— Start DATA EXCERPT —

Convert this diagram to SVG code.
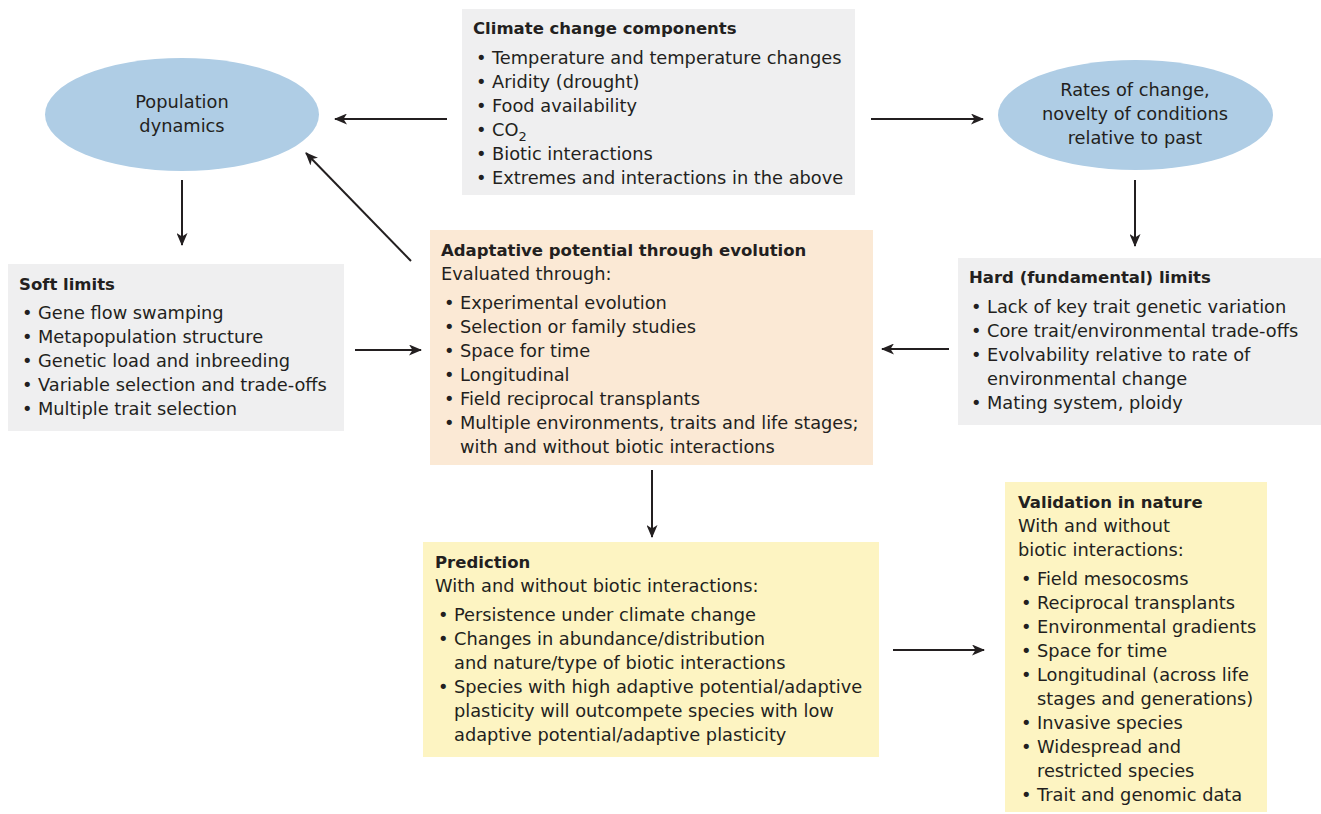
<svg xmlns="http://www.w3.org/2000/svg" width="1321" height="814" viewBox="0 0 1321 814">
<defs>
<marker id="ah" markerWidth="13" markerHeight="11" refX="12" refY="5.5" orient="auto" markerUnits="userSpaceOnUse">
<path d="M0,0 L13,5.5 L0,11 L3.5,5.5 Z" fill="#231f20"/>
</marker>
</defs>
<style>
text{font-family:"DejaVu Sans",sans-serif;font-size:17.8px;fill:#231f20}
.b{font-weight:bold;font-size:16.5px}
.m{text-anchor:middle}
.grey{fill:#efeff0}
.blue{fill:#afcde5}
.peach{fill:#fbe9d5}
.yel{fill:#fdf4c2}
.c{stroke:#231f20;stroke-width:2;fill:none;marker-end:url(#ah)}
</style>
<rect width="1321" height="814" fill="#ffffff"/>
<g id="climate">
<rect class="grey" x="462" y="9" width="393" height="186"/>
<text class="b" x="473" y="34">Climate change components</text>
<text x="476" y="64">• <tspan x="492">Temperature and temperature changes</tspan></text>
<text x="476" y="88">• <tspan x="492">Aridity (drought)</tspan></text>
<text x="476" y="112">• <tspan x="492">Food availability</tspan></text>
<text x="476" y="136">• <tspan x="492">CO</tspan><tspan font-size="13" dy="5">2</tspan></text>
<text x="476" y="160">• <tspan x="492">Biotic interactions</tspan></text>
<text x="476" y="184">• <tspan x="492">Extremes and interactions in the above</tspan></text>
</g>
<g id="population">
<ellipse class="blue" cx="182" cy="114.5" rx="137" ry="56.5"/>
<text class="m" x="182" y="108">Population</text>
<text class="m" x="182" y="132">dynamics</text>
</g>
<g id="rates">
<ellipse class="blue" cx="1135.5" cy="115" rx="137.5" ry="55"/>
<text class="m" x="1135" y="96">Rates of change,</text>
<text class="m" x="1135" y="120">novelty of conditions</text>
<text class="m" x="1135" y="144">relative to past</text>
</g>
<g id="soft">
<rect class="grey" x="8" y="264" width="336" height="167"/>
<text class="b" x="19" y="290">Soft limits</text>
<text x="22" y="319">• <tspan x="38">Gene flow swamping</tspan></text>
<text x="22" y="343">• <tspan x="38">Metapopulation structure</tspan></text>
<text x="22" y="367">• <tspan x="38">Genetic load and inbreeding</tspan></text>
<text x="22" y="391">• <tspan x="38">Variable selection and trade-offs</tspan></text>
<text x="22" y="415">• <tspan x="38">Multiple trait selection</tspan></text>
</g>
<g id="adaptive">
<rect class="peach" x="430" y="230" width="443" height="235"/>
<text class="b" x="441" y="256">Adaptative potential through evolution</text>
<text x="441" y="280">Evaluated through:</text>
<text x="444" y="309">• <tspan x="460">Experimental evolution</tspan></text>
<text x="444" y="333">• <tspan x="460">Selection or family studies</tspan></text>
<text x="444" y="357">• <tspan x="460">Space for time</tspan></text>
<text x="444" y="381">• <tspan x="460">Longitudinal</tspan></text>
<text x="444" y="405">• <tspan x="460">Field reciprocal transplants</tspan></text>
<text x="444" y="429">• <tspan x="460">Multiple environments, traits and life stages;</tspan></text>
<text x="460" y="453">with and without biotic interactions</text>
</g>
<g id="hard">
<rect class="grey" x="958" y="258" width="363" height="167"/>
<text class="b" x="969" y="283">Hard (fundamental) limits</text>
<text x="971" y="313">• <tspan x="987">Lack of key trait genetic variation</tspan></text>
<text x="971" y="337">• <tspan x="987">Core trait/environmental trade-offs</tspan></text>
<text x="971" y="361">• <tspan x="987">Evolvability relative to rate of</tspan></text>
<text x="987" y="385">environmental change</text>
<text x="971" y="409">• <tspan x="987">Mating system, ploidy</tspan></text>
</g>
<g id="prediction">
<rect class="yel" x="423" y="542" width="456" height="215"/>
<text class="b" x="435" y="568">Prediction</text>
<text x="435" y="592">With and without biotic interactions:</text>
<text x="438" y="621">• <tspan x="454">Persistence under climate change</tspan></text>
<text x="438" y="645">• <tspan x="454">Changes in abundance/distribution</tspan></text>
<text x="454" y="669">and nature/type of biotic interactions</text>
<text x="438" y="693">• <tspan x="454">Species with high adaptive potential/adaptive</tspan></text>
<text x="454" y="717">plasticity will outcompete species with low</text>
<text x="454" y="741">adaptive potential/adaptive plasticity</text>
</g>
<g id="validation">
<rect class="yel" x="1005" y="482" width="262" height="330"/>
<text class="b" x="1018" y="508">Validation in nature</text>
<text x="1018" y="532">With and without</text>
<text x="1018" y="556">biotic interactions:</text>
<text x="1021" y="585">• <tspan x="1037">Field mesocosms</tspan></text>
<text x="1021" y="609">• <tspan x="1037">Reciprocal transplants</tspan></text>
<text x="1021" y="633">• <tspan x="1037">Environmental gradients</tspan></text>
<text x="1021" y="657">• <tspan x="1037">Space for time</tspan></text>
<text x="1021" y="681">• <tspan x="1037">Longitudinal (across life</tspan></text>
<text x="1037" y="705">stages and generations)</text>
<text x="1021" y="729">• <tspan x="1037">Invasive species</tspan></text>
<text x="1021" y="753">• <tspan x="1037">Widespread and</tspan></text>
<text x="1037" y="777">restricted species</text>
<text x="1021" y="801">• <tspan x="1037">Trait and genomic data</tspan></text>
</g>
<g id="connectors">
<line class="c" x1="447" y1="119" x2="335" y2="119"/>
<line class="c" x1="871" y1="119" x2="983" y2="119"/>
<line class="c" x1="182" y1="180" x2="182" y2="245"/>
<line class="c" x1="1135" y1="180" x2="1135" y2="246"/>
<line class="c" x1="411" y1="261" x2="306" y2="153"/>
<line class="c" x1="355" y1="350" x2="421" y2="350"/>
<line class="c" x1="949" y1="349" x2="882" y2="349"/>
<line class="c" x1="652" y1="470" x2="652" y2="537"/>
<line class="c" x1="893" y1="650" x2="984" y2="650"/>
</g>
</svg>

— End DATA EXCERPT —

**AIM:**
Every line of the material is to be quoted exactly, with no pictures carried over.

**ANSWER TO THIS PROBLEM:**
Convert this diagram to SVG code.
<svg xmlns="http://www.w3.org/2000/svg" width="1321" height="814" viewBox="0 0 1321 814">
<defs>
<marker id="ah" markerWidth="13" markerHeight="11" refX="12" refY="5.5" orient="auto" markerUnits="userSpaceOnUse">
<path d="M0,0 L13,5.5 L0,11 L3.5,5.5 Z" fill="#231f20"/>
</marker>
</defs>
<style>
text{font-family:"DejaVu Sans",sans-serif;font-size:17.8px;fill:#231f20}
.b{font-weight:bold;font-size:16.5px}
.m{text-anchor:middle}
.grey{fill:#efeff0}
.blue{fill:#afcde5}
.peach{fill:#fbe9d5}
.yel{fill:#fdf4c2}
.c{stroke:#231f20;stroke-width:2;fill:none;marker-end:url(#ah)}
</style>
<rect width="1321" height="814" fill="#ffffff"/>
<g id="climate">
<rect class="grey" x="462" y="9" width="393" height="186"/>
<text class="b" x="473" y="34">Climate change components</text>
<text x="476" y="64">• <tspan x="492">Temperature and temperature changes</tspan></text>
<text x="476" y="88">• <tspan x="492">Aridity (drought)</tspan></text>
<text x="476" y="112">• <tspan x="492">Food availability</tspan></text>
<text x="476" y="136">• <tspan x="492">CO</tspan><tspan font-size="13" dy="5">2</tspan></text>
<text x="476" y="160">• <tspan x="492">Biotic interactions</tspan></text>
<text x="476" y="184">• <tspan x="492">Extremes and interactions in the above</tspan></text>
</g>
<g id="population">
<ellipse class="blue" cx="182" cy="114.5" rx="137" ry="56.5"/>
<text class="m" x="182" y="108">Population</text>
<text class="m" x="182" y="132">dynamics</text>
</g>
<g id="rates">
<ellipse class="blue" cx="1135.5" cy="115" rx="137.5" ry="55"/>
<text class="m" x="1135" y="96">Rates of change,</text>
<text class="m" x="1135" y="120">novelty of conditions</text>
<text class="m" x="1135" y="144">relative to past</text>
</g>
<g id="soft">
<rect class="grey" x="8" y="264" width="336" height="167"/>
<text class="b" x="19" y="290">Soft limits</text>
<text x="22" y="319">• <tspan x="38">Gene flow swamping</tspan></text>
<text x="22" y="343">• <tspan x="38">Metapopulation structure</tspan></text>
<text x="22" y="367">• <tspan x="38">Genetic load and inbreeding</tspan></text>
<text x="22" y="391">• <tspan x="38">Variable selection and trade-offs</tspan></text>
<text x="22" y="415">• <tspan x="38">Multiple trait selection</tspan></text>
</g>
<g id="adaptive">
<rect class="peach" x="430" y="230" width="443" height="235"/>
<text class="b" x="441" y="256">Adaptative potential through evolution</text>
<text x="441" y="280">Evaluated through:</text>
<text x="444" y="309">• <tspan x="460">Experimental evolution</tspan></text>
<text x="444" y="333">• <tspan x="460">Selection or family studies</tspan></text>
<text x="444" y="357">• <tspan x="460">Space for time</tspan></text>
<text x="444" y="381">• <tspan x="460">Longitudinal</tspan></text>
<text x="444" y="405">• <tspan x="460">Field reciprocal transplants</tspan></text>
<text x="444" y="429">• <tspan x="460">Multiple environments, traits and life stages;</tspan></text>
<text x="460" y="453">with and without biotic interactions</text>
</g>
<g id="hard">
<rect class="grey" x="958" y="258" width="363" height="167"/>
<text class="b" x="969" y="283">Hard (fundamental) limits</text>
<text x="971" y="313">• <tspan x="987">Lack of key trait genetic variation</tspan></text>
<text x="971" y="337">• <tspan x="987">Core trait/environmental trade-offs</tspan></text>
<text x="971" y="361">• <tspan x="987">Evolvability relative to rate of</tspan></text>
<text x="987" y="385">environmental change</text>
<text x="971" y="409">• <tspan x="987">Mating system, ploidy</tspan></text>
</g>
<g id="prediction">
<rect class="yel" x="423" y="542" width="456" height="215"/>
<text class="b" x="435" y="568">Prediction</text>
<text x="435" y="592">With and without biotic interactions:</text>
<text x="438" y="621">• <tspan x="454">Persistence under climate change</tspan></text>
<text x="438" y="645">• <tspan x="454">Changes in abundance/distribution</tspan></text>
<text x="454" y="669">and nature/type of biotic interactions</text>
<text x="438" y="693">• <tspan x="454">Species with high adaptive potential/adaptive</tspan></text>
<text x="454" y="717">plasticity will outcompete species with low</text>
<text x="454" y="741">adaptive potential/adaptive plasticity</text>
</g>
<g id="validation">
<rect class="yel" x="1005" y="482" width="262" height="330"/>
<text class="b" x="1018" y="508">Validation in nature</text>
<text x="1018" y="532">With and without</text>
<text x="1018" y="556">biotic interactions:</text>
<text x="1021" y="585">• <tspan x="1037">Field mesocosms</tspan></text>
<text x="1021" y="609">• <tspan x="1037">Reciprocal transplants</tspan></text>
<text x="1021" y="633">• <tspan x="1037">Environmental gradients</tspan></text>
<text x="1021" y="657">• <tspan x="1037">Space for time</tspan></text>
<text x="1021" y="681">• <tspan x="1037">Longitudinal (across life</tspan></text>
<text x="1037" y="705">stages and generations)</text>
<text x="1021" y="729">• <tspan x="1037">Invasive species</tspan></text>
<text x="1021" y="753">• <tspan x="1037">Widespread and</tspan></text>
<text x="1037" y="777">restricted species</text>
<text x="1021" y="801">• <tspan x="1037">Trait and genomic data</tspan></text>
</g>
<g id="connectors">
<line class="c" x1="447" y1="119" x2="335" y2="119"/>
<line class="c" x1="871" y1="119" x2="983" y2="119"/>
<line class="c" x1="182" y1="180" x2="182" y2="245"/>
<line class="c" x1="1135" y1="180" x2="1135" y2="246"/>
<line class="c" x1="411" y1="261" x2="306" y2="153"/>
<line class="c" x1="355" y1="350" x2="421" y2="350"/>
<line class="c" x1="949" y1="349" x2="882" y2="349"/>
<line class="c" x1="652" y1="470" x2="652" y2="537"/>
<line class="c" x1="893" y1="650" x2="984" y2="650"/>
</g>
</svg>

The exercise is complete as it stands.